Module 7: Incident Response and Enforcement Procedures

  • Classify monitoring alerts into tiers (e.g., informational, actionable, critical) to guide response timelines.
  • Initiate forensic data preservation when monitoring detects potential data exfiltration or policy breaches.
  • Coordinate with legal before notifying law enforcement about incidents detected via internal monitoring.
  • Document enforcement decisions to ensure consistent application of disciplinary actions across similar cases.
  • Withhold disciplinary action when monitoring data is incomplete or lacks corroborating evidence.
  • Preserve chain of custody for monitoring evidence used in internal investigations or legal proceedings.
  • Decide whether to temporarily suspend user access during an active investigation based on risk of tampering.
  • Report significant compliance failures to the board using anonymized summaries to protect individual privacy.
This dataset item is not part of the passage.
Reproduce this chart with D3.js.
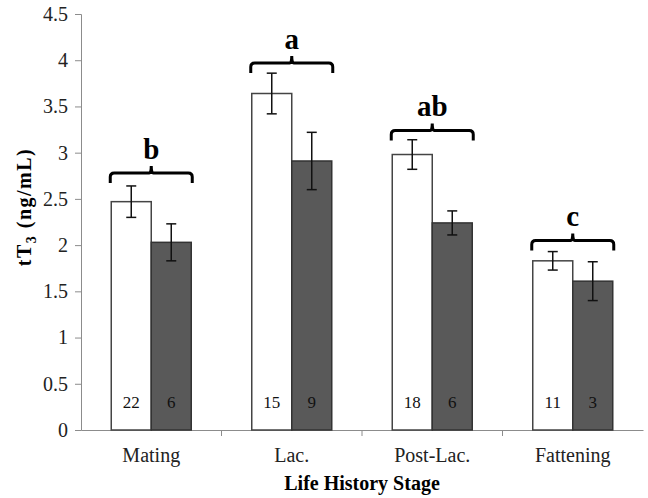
<!DOCTYPE html>
<html>
<head>
<meta charset="utf-8">
<script src="https://cdn.jsdelivr.net/npm/d3@7"></script>
<style>
  body { margin: 0; background: #fff; }
</style>
</head>
<body>
<div id="chart"></div>
<script>
// waarden
const stages = ["Mating", "Lac.", "Post-Lac.", "Fattening"];
const whiteMean = [2.47, 3.64, 2.98, 1.83];
const whiteErr = [0.17, 0.22, 0.16, 0.10];
const darkMean = [2.03, 2.91, 2.24, 1.61];
const darkErr = [0.20, 0.31, 0.13, 0.21];
const whiteN = [22, 15, 18, 11];
const darkN = [6, 9, 6, 3];
const groupLetters = ["b", "a", "ab", "c"];
const bracketLevel = [2.78, 3.97, 3.24, 2.05];
const yTicks = [0, 0.5, 1, 1.5, 2, 2.5, 3, 3.5, 4, 4.5];

const width = 648, height = 498;
const margin = {top: 14, right: 5, bottom: 68, left: 81};
const serif = '"Liberation Serif", "Times New Roman", serif';

const svg = d3.select("#chart").append("svg")
    .attr("width", width)
    .attr("height", height);

const x = d3.scaleBand()
    .domain(stages)
    .range([margin.left, width - margin.right])
    .paddingInner(0)
    .paddingOuter(0);

const y = d3.scaleLinear()
    .domain([0, 4.5])
    .range([height - margin.bottom, margin.top]);

const barW = 40;
const rows = stages.map((s, i) => ({
  stage: s, i,
  cx: x(s) + x.bandwidth() / 2
}));

// y as
const yAxis = svg.append("g")
    .attr("transform", `translate(${margin.left},0)`)
    .call(d3.axisLeft(y).tickValues(yTicks).tickSize(6).tickPadding(7).tickFormat(d3.format("")));
yAxis.selectAll("path, line").attr("stroke", "#8c8c8c");
yAxis.selectAll("text").attr("font-size", 20).attr("fill", "#222").style("font-family", serif);

// x as
const xAxis = svg.append("g")
    .attr("transform", `translate(0,${y(0)})`)
    .call(d3.axisBottom(x).tickSize(0).tickPadding(18));
xAxis.select("path").attr("stroke", "#8c8c8c");
xAxis.selectAll("text").attr("font-size", 20).attr("fill", "#222").style("font-family", serif);
// streepjes tussen de categorieën
svg.append("g").selectAll("line")
    .data(stages.slice(1))
    .join("line")
    .attr("x1", d => x(d)).attr("x2", d => x(d))
    .attr("y1", y(0)).attr("y2", y(0) + 6)
    .attr("stroke", "#8c8c8c");

// staven
const bars = [
  {key: "w", mean: whiteMean, err: whiteErr, n: whiteN, fill: "#ffffff", stroke: "#444", off: -barW},
  {key: "d", mean: darkMean, err: darkErr, n: darkN, fill: "#595959", stroke: "#333", off: 0}
];

bars.forEach(b => {
  const g = svg.append("g");
  g.selectAll("rect")
    .data(rows)
    .join("rect")
    .attr("x", d => d.cx + b.off)
    .attr("y", d => y(b.mean[d.i]))
    .attr("width", barW)
    .attr("height", d => y(0) - y(b.mean[d.i]))
    .attr("fill", b.fill)
    .attr("stroke", b.stroke)
    .attr("stroke-width", 1.5);

  // foutbalken
  const eg = g.selectAll("g.err")
    .data(rows)
    .join("g")
    .attr("stroke", "#111")
    .attr("stroke-width", 1.5);
  eg.append("line")
    .attr("x1", d => d.cx + b.off + barW / 2).attr("x2", d => d.cx + b.off + barW / 2)
    .attr("y1", d => y(b.mean[d.i] + b.err[d.i]))
    .attr("y2", d => y(b.mean[d.i] - b.err[d.i]));
  eg.append("line")
    .attr("x1", d => d.cx + b.off + barW / 2 - 5).attr("x2", d => d.cx + b.off + barW / 2 + 5)
    .attr("y1", d => y(b.mean[d.i] + b.err[d.i]))
    .attr("y2", d => y(b.mean[d.i] + b.err[d.i]));
  eg.append("line")
    .attr("x1", d => d.cx + b.off + barW / 2 - 5).attr("x2", d => d.cx + b.off + barW / 2 + 5)
    .attr("y1", d => y(b.mean[d.i] - b.err[d.i]))
    .attr("y2", d => y(b.mean[d.i] - b.err[d.i]));

  // aantallen
  g.selectAll("text.n")
    .data(rows)
    .join("text")
    .attr("x", d => d.cx + b.off + barW / 2)
    .attr("y", y(0) - 22)
    .attr("text-anchor", "middle")
    .attr("font-size", 17)
    .attr("fill", "#111")
    .style("font-family", serif)
    .text(d => b.n[d.i]);
});

// accolades met letters
const bg = svg.append("g");
rows.forEach(d => {
  const yb = y(bracketLevel[d.i]);
  const x0 = d.cx - barW - 1, x1 = d.cx + barW + 1, r = 4;
  const p = d3.path();
  p.moveTo(x0, yb + 10);
  p.lineTo(x0, yb + r);
  p.quadraticCurveTo(x0, yb, x0 + r, yb);
  p.lineTo(d.cx - 2, yb);
  p.quadraticCurveTo(d.cx, yb, d.cx, yb - 7);
  p.quadraticCurveTo(d.cx, yb, d.cx + 2, yb);
  p.lineTo(x1 - r, yb);
  p.quadraticCurveTo(x1, yb, x1, yb + r);
  p.lineTo(x1, yb + 10);
  bg.append("path")
    .attr("d", p.toString())
    .attr("fill", "none")
    .attr("stroke", "#000")
    .attr("stroke-width", 3);
  bg.append("text")
    .attr("x", d.cx)
    .attr("y", yb - 14)
    .attr("text-anchor", "middle")
    .attr("font-size", 29)
    .attr("font-weight", "bold")
    .style("font-family", serif)
    .text(groupLetters[d.i]);
});

// astitels
svg.append("text")
    .attr("x", (margin.left + width - margin.right) / 2)
    .attr("y", 490)
    .attr("text-anchor", "middle")
    .attr("font-size", 20)
    .attr("font-weight", "bold")
    .style("font-family", serif)
    .text("Life History Stage");

const yt = svg.append("text")
    .attr("transform", `translate(31,207) rotate(-90)`)
    .attr("text-anchor", "middle")
    .attr("font-size", 20)
    .attr("font-weight", "bold")
    .attr("letter-spacing", 1.5)
    .style("font-family", serif);
yt.append("tspan").text("tT");
yt.append("tspan").attr("dy", 5).attr("font-size", 14).text("3");
yt.append("tspan").attr("dy", -5).text(" (ng/mL)");
</script>
</body>
</html>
Module 8: Third-Party and Vendor Monitoring Oversight

  • Include monitoring rights in vendor contracts, specifying access to logs and audit trails.
  • Verify that third-party cloud providers comply with enterprise monitoring standards through technical assessments.
  • Conduct on-site audits of outsourced call centers to validate adherence to data handling policies.
  • Restrict monitoring of subcontractors to contractual boundaries to avoid legal overreach.
  • Require vendors to report suspicious activities detected through their own monitoring systems.
  • Assess whether shared monitoring platforms with partners create conflicts of interest or data leakage risks.
  • Enforce data minimization in vendor monitoring to prevent collection of unnecessary customer information.
  • Terminate vendor relationships when repeated monitoring violations indicate systemic non-compliance.

Module 9: Continuous Evaluation and Governance Maturity

  • Measure monitoring program effectiveness using metrics such as mean time to detect violations and false positive rates.
  • Conduct annual third-party audits to validate that monitoring practices meet ISO 37301 or similar standards.
  • Update monitoring policies in response to internal audit findings or regulatory inspection outcomes.
  • Benchmark monitoring maturity against industry peers to identify gaps in coverage or ethics compliance.
  • Rotate oversight responsibilities between compliance, legal, and IT to prevent governance silos.
  • Retire outdated monitoring tools that no longer align with current risk profiles or ethical standards.
  • Integrate lessons from past enforcement actions into training and policy refinement cycles.
  • Present governance dashboards to the board quarterly, highlighting trends, exceptions, and ethical considerations.

Module 10: Crisis Management and Public Disclosure

  • Activate crisis protocols when monitoring reveals large-scale data breaches involving customer information.
  • Coordinate public statements with legal and PR teams to disclose monitoring findings without admitting liability.
  • Determine whether to disclose monitoring capabilities during regulatory investigations or litigation.
  • Withhold details about specific monitoring techniques to prevent adversarial exploitation.
  • Assess reputational risk before releasing summaries of enforcement actions to employees or stakeholders.
  • Prepare regulatory filings that reference monitoring data as evidence of due diligence.
  • Respond to media inquiries about surveillance practices using pre-approved, legally compliant messaging.
  • Conduct post-crisis reviews to evaluate whether monitoring systems detected early warning signs.